Sorry, I forgot to say that I ruthlessly eliminated the table from your code ;-)


    sub eax,eax
    mov [edx],ebx
    mov 4[edx],esi

    mov 32[edx],al   ;<---

I was always told to use a register...old habits die hard.
Quote

    movzx eax,ch
    mov ebx,[edi+eax*8]
    mov esi,[edi+eax*8+4]
    ; sub eax, eax
    mov [edx],ebx
    mov 4[edx],esi

    mov 32[edx],ah  ; al is non-zero

If you agree...  :bg

jj2007

Quote from: NightWare on June 24, 2008, 01:29:06 AM
stalls reduced  :red :

Thanks. The effect is not very clear, maybe the increased counter compensates part of the gain:
mov ecx, 28+4   ; +4 because sub ecx was shifted up??

EDIT:
I just saw that you changed the jns to jnz at the end of the loop.
If I use mov ecx, 32 and jnz, as in your last post, I get garbage.
If I use mov ecx, 28 and jnz, code produces correct results and is faster.
EDIT (2):
Forget Edit (1) and see next post below.

nwDw2Bin PROC
mov BYTE PTR [esi+32],0
mov ecx, 28
Label1:
mov edx, eax
and edx, 00000000Fh
shr eax,4
mov edx, DWORD PTR [BinaryTable+edx*4]
sub ecx, DWORD
; shr eax,4 moved up to reduce stalls
mov DWORD PTR [esi+ecx+4], edx
; sub ecx,DWORD moved up to reduce stalls
jnz Label1 ; ex jns Label1
ret

sinsi

Quote from: jj2007 on June 24, 2008, 08:28:27 AM
Sorry, I forgot to say that I ruthlessly eliminated the table from your code ;-)
Being ruthless is what asm is all about...

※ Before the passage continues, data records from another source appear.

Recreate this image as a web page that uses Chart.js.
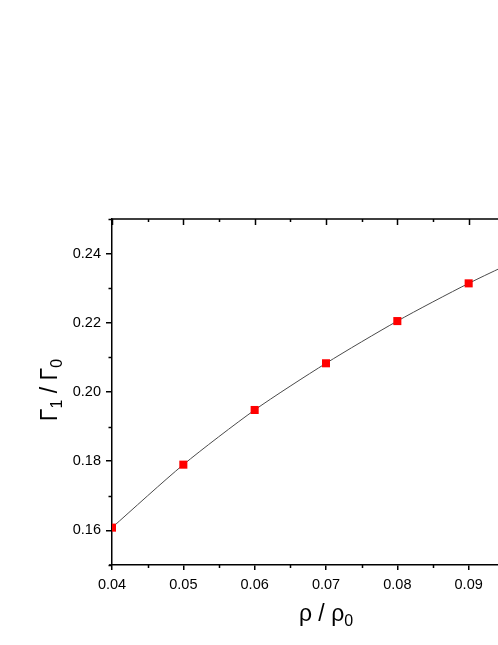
<!DOCTYPE html>
<html>
<head>
<meta charset="utf-8">
<script src="https://cdn.jsdelivr.net/npm/chart.js@4/dist/chart.umd.min.js"></script>
<style>
  html, body { margin: 0; padding: 0; background: #fff; overflow: hidden; }
  .wrap { width: 498px; height: 645px; overflow: hidden; position: relative; }
  .inner { position: absolute; left: 0; top: 0; width: 600px; height: 645px; }
</style>
</head>
<body>
<div class="wrap"><div class="inner"><canvas id="chart" width="600" height="645"></canvas></div></div>
<script>
// Data
const rho = [0.04, 0.05, 0.06, 0.07, 0.08, 0.09, 0.10];
const gamma = [0.1608, 0.1790, 0.1948, 0.2083, 0.2205, 0.2314, 0.2412];

// Ticks
const xTicks = [0.04, 0.05, 0.06, 0.07, 0.08, 0.09, 0.10];
const yTicks = [0.16, 0.18, 0.20, 0.22, 0.24];
const xMinor = [0.045, 0.055, 0.065, 0.075, 0.085, 0.095];
const yMinor = [0.15, 0.17, 0.19, 0.21, 0.23, 0.25];

const FONT = "'Liberation Sans', Arial, sans-serif";

// Minor ticks, top axis, axis titles
const extras = {
  id: "extras",
  afterDraw(chart) {
    const ctx = chart.ctx;
    const area = chart.chartArea;
    const x = chart.scales.x;
    const y = chart.scales.y;
    ctx.save();
    ctx.strokeStyle = "#000";
    ctx.lineWidth = 1.5;

    // top axis line
    ctx.beginPath();
    ctx.moveTo(area.left - 1, area.top);
    ctx.lineTo(area.right, area.top);
    // bottom axis a bit past the left axis
    ctx.moveTo(area.left - 3, area.bottom);
    ctx.lineTo(area.left, area.bottom);
    ctx.stroke();

    ctx.beginPath();
    // top axis ticks (inward)
    xTicks.forEach((v) => {
      const px = Math.round(x.getPixelForValue(v)) + 0.5;
      ctx.moveTo(px, area.top);
      ctx.lineTo(px, area.top + 6);
    });
    xMinor.forEach((v) => {
      const px = Math.round(x.getPixelForValue(v)) + 0.5;
      ctx.moveTo(px, area.top);
      ctx.lineTo(px, area.top + 3);
      // bottom minor (outward)
      ctx.moveTo(px, area.bottom);
      ctx.lineTo(px, area.bottom + 3);
    });
    yMinor.forEach((v) => {
      const py = Math.round(y.getPixelForValue(v)) + 0.5;
      ctx.moveTo(area.left, py);
      ctx.lineTo(area.left - 3.5, py);
    });
    ctx.stroke();

    // x title
    ctx.fillStyle = "#000";
    ctx.textBaseline = "alphabetic";
    ctx.textAlign = "left";
    const cx = (area.left + area.right) / 2;
    ctx.font = "23px " + FONT;
    const main = "ρ / ρ";
    const wMain = ctx.measureText(main).width;
    ctx.font = "16px " + FONT;
    const wSub = ctx.measureText("0").width;
    let sx = cx - (wMain + wSub) / 2;
    ctx.font = "23px " + FONT;
    ctx.fillText(main, sx, 621);
    ctx.font = "16px " + FONT;
    ctx.fillText("0", sx + wMain, 626);

    // y title
    ctx.translate(57, (area.top + area.bottom) / 2 - 2);
    ctx.rotate(-Math.PI / 2);
    const parts = [["Γ", 23, 0], ["1", 16, 5], [" / Γ", 23, 0], ["0", 16, 5]];
    let total = 0;
    parts.forEach((p) => {
      ctx.font = p[1] + "px " + FONT;
      total += ctx.measureText(p[0]).width;
    });
    let tx = -total / 2;
    parts.forEach((p) => {
      ctx.font = p[1] + "px " + FONT;
      ctx.fillText(p[0], tx, p[2]);
      tx += ctx.measureText(p[0]).width;
    });
    ctx.restore();
  },
};

const data = {
  datasets: [
    {
      data: rho.map((r, i) => ({ x: r, y: gamma[i] })),
      borderColor: "#4a4a4a",
      borderWidth: 1,
      tension: 0.25,
      pointStyle: "rect",
      pointRadius: 5.7,
      pointBorderWidth: 0,
      pointBackgroundColor: "#ff0000",
      clip: 0,
    },
  ],
};

const config = {
  type: "line",
  data: data,
  options: {
    responsive: false,
    animation: false,
    layout: { padding: { top: 219, right: 60, left: 0, bottom: 0 } },
    plugins: { legend: { display: false }, tooltip: { enabled: false } },
    scales: {
      x: {
        type: "linear",
        position: "bottom",
        min: 0.04,
        max: 0.1,
        afterBuildTicks: (s) => { s.ticks = xTicks.map((v) => ({ value: v })); },
        afterFit: (s) => { s.height = 80; },
        border: { color: "#000", width: 1.5 },
        grid: { drawOnChartArea: false, tickLength: 5, color: "#000", lineWidth: 1.5 },
        ticks: {
          color: "#000",
          font: { size: 14.5, family: FONT },
          padding: 6,
          maxRotation: 0,
          callback: (v) => v.toFixed(2),
        },
      },
      y: {
        type: "linear",
        min: 0.15,
        max: 0.25,
        afterBuildTicks: (s) => { s.ticks = yTicks.map((v) => ({ value: v })); },
        afterFit: (s) => { s.width = 112; },
        border: { color: "#000", width: 1.5 },
        grid: { drawOnChartArea: false, tickLength: 6, color: "#000", lineWidth: 1.5 },
        ticks: {
          color: "#000",
          font: { size: 14.5, family: FONT },
          padding: 5,
          callback: (v) => v.toFixed(2),
        },
      },
    },
  },
  plugins: [extras],
};

const myChart = new Chart(document.querySelector("#chart"), config);
</script>
</body>
</html>
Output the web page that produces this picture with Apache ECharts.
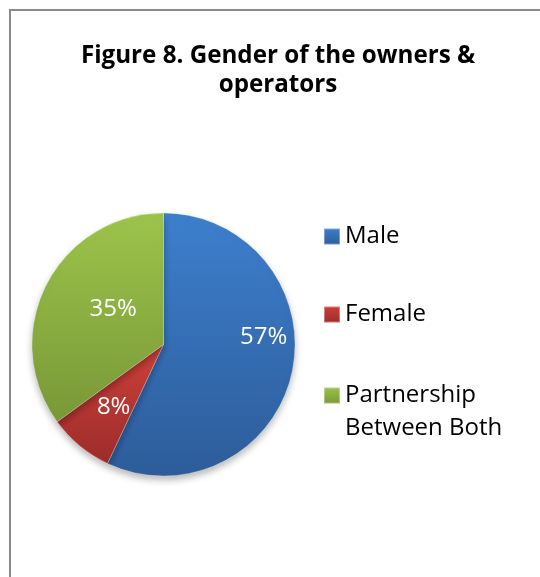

Quote from: jj2007 on June 24, 2008, 08:28:27 AM
If you agree...  :bg
Everyone hates a smartarse. :bdg
Anyway, it's hard to see through beer goggles. :dazzled:
Light travels faster than sound, that's why some people seem bright until you hear them.